First-time competitors often discover this the hard way. As reported in coverage of Ottawa's first HYROX race, what thousands of athletes discovered is that pacing errors in the early laps compound into significant time losses across the back half of the course, regardless of overall fitness level.
The Nutrition Connection You Shouldn't Overlook
Breath control under fatigue is also influenced by what you put in before the race. Carbohydrate availability affects how quickly your body shifts to less efficient fuel sources, which directly affects how hard you breathe at a given intensity. Running low on glycogen mid-race makes controlled breathing measurably harder because your body is working harder to produce the same output.
If you haven't dialed in your pre-race and mid-race fueling strategy, the HYROX Race-Day Carb Fueling: The No-Fluff Guide covers the specific intake windows and carbohydrate targets that support sustained aerobic performance across all eight stations.

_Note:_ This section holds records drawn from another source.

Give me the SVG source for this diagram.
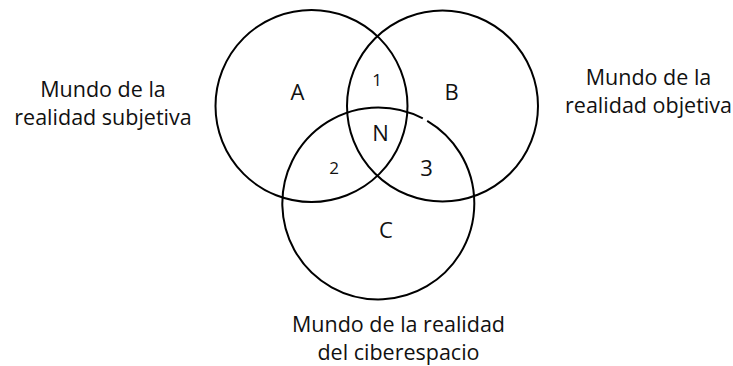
<svg xmlns="http://www.w3.org/2000/svg" width="733" height="366" viewBox="0 0 733 366">
<style>
.c{fill:none;stroke:#000;stroke-width:2}
.t{font-family:"Open Sans","Noto Sans","DejaVu Sans",sans-serif;font-size:21.5px;fill:#111;text-anchor:middle}
.l{font-family:"Open Sans","Noto Sans","DejaVu Sans",sans-serif;font-size:22px;fill:#111;text-anchor:middle}
.n{font-family:"Open Sans","Noto Sans","DejaVu Sans",sans-serif;font-size:17px;fill:#111;text-anchor:middle}
</style>
<rect width="733" height="366" fill="#fff"/>
<g id="circleA"><circle class="c" cx="311.5" cy="106" r="96"/></g>
<g id="circleB"><circle class="c" cx="442.5" cy="106" r="95.5"/></g>
<g id="circleC"><path class="c" d="M 427.2 120.8 A 96 96 0 1 1 422.8 118.35"/></g>
<g id="regions">
<text class="l" x="297.5" y="100">A</text>
<text class="l" x="451.5" y="100">B</text>
<text class="l" x="386" y="238">C</text>
<text class="l" x="380.5" y="141">N</text>
<text class="n" x="377" y="86">1</text>
<text class="n" x="334" y="174">2</text>
<text class="l" x="426.5" y="176">3</text>
</g>
<g id="labelSubjetiva">
<text class="t" x="103" y="97">Mundo de la</text>
<text class="t" x="103" y="125">realidad subjetiva</text>
</g>
<g id="labelObjetiva">
<text class="t" x="648.5" y="85">Mundo de la</text>
<text class="t" x="648.5" y="113">realidad objetiva</text>
</g>
<g id="labelCiberespacio">
<text class="t" x="398.5" y="332">Mundo de la realidad</text>
<text class="t" x="398.5" y="360">del ciberespacio</text>
</g>
</svg>
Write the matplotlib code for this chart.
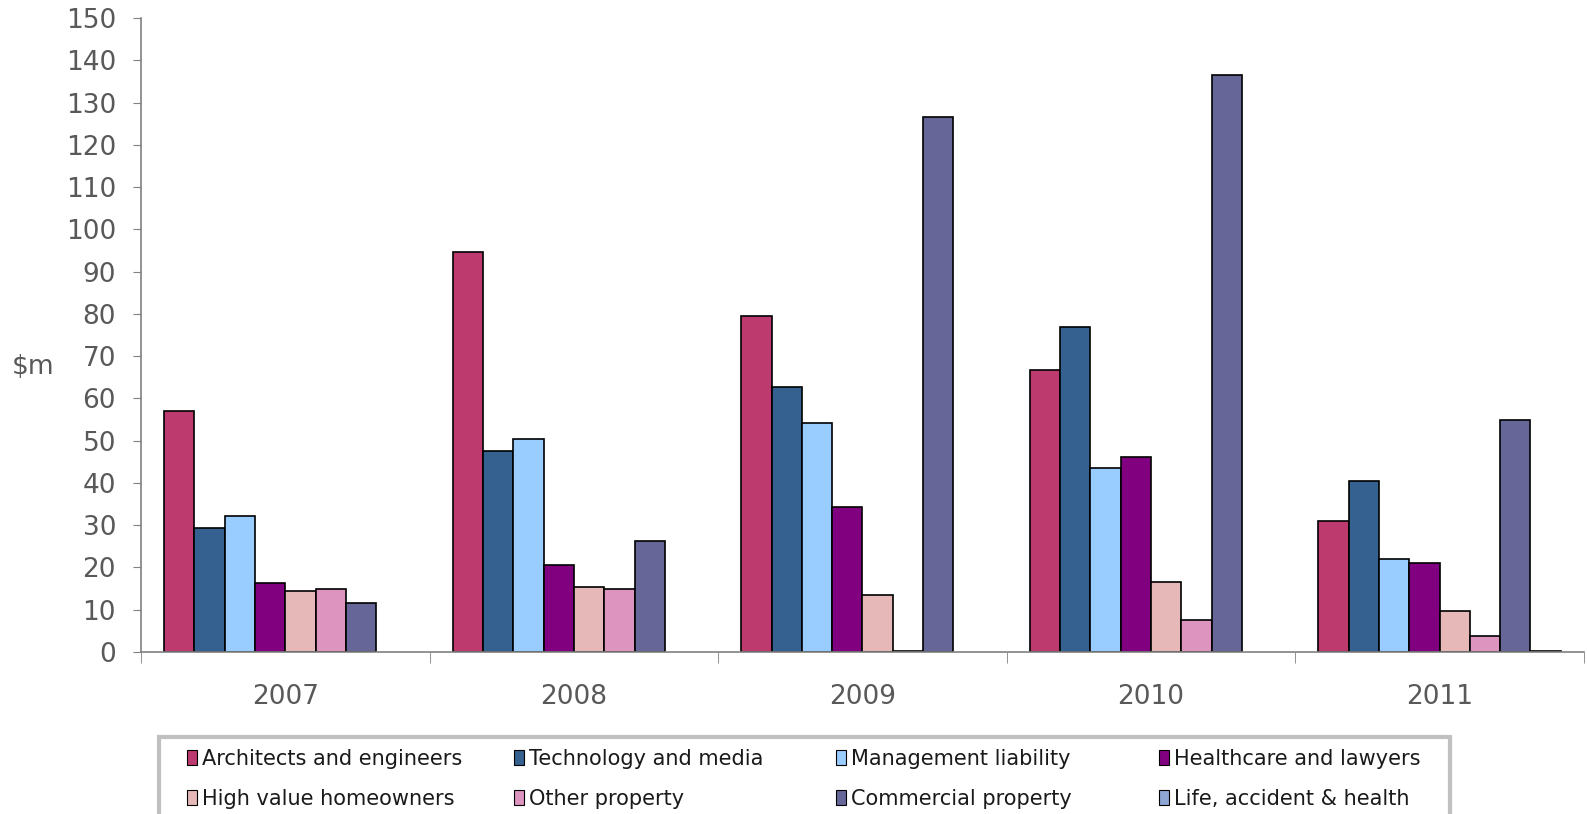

And if you're thinking about longer-term aerobic fitness and want to understand how quickly the base you've built can erode during a training break, when running fitness actually starts to decline gives you a clear timeline based on current exercise physiology research.
One Cue, Applied Consistently
You don't need a new training block or a technology upgrade to race smarter at your next HYROX event. You need one cue, applied at the right moments: slow the exhale.
Do it in lap one when the pace feels easy but your adrenaline is pushing you to go faster. Do it in the transition before wall balls. Do it in the first strides after the sled push. Do it when you notice your breathing has become shallow and reactive.
The step-to-breath ratio isn't a magic formula. It's a feedback mechanism. It tells you where you are on the effort curve in real time, without a screen or a sensor. For most HYROX athletes, that feedback is the missing variable between a blown-up race and a controlled one.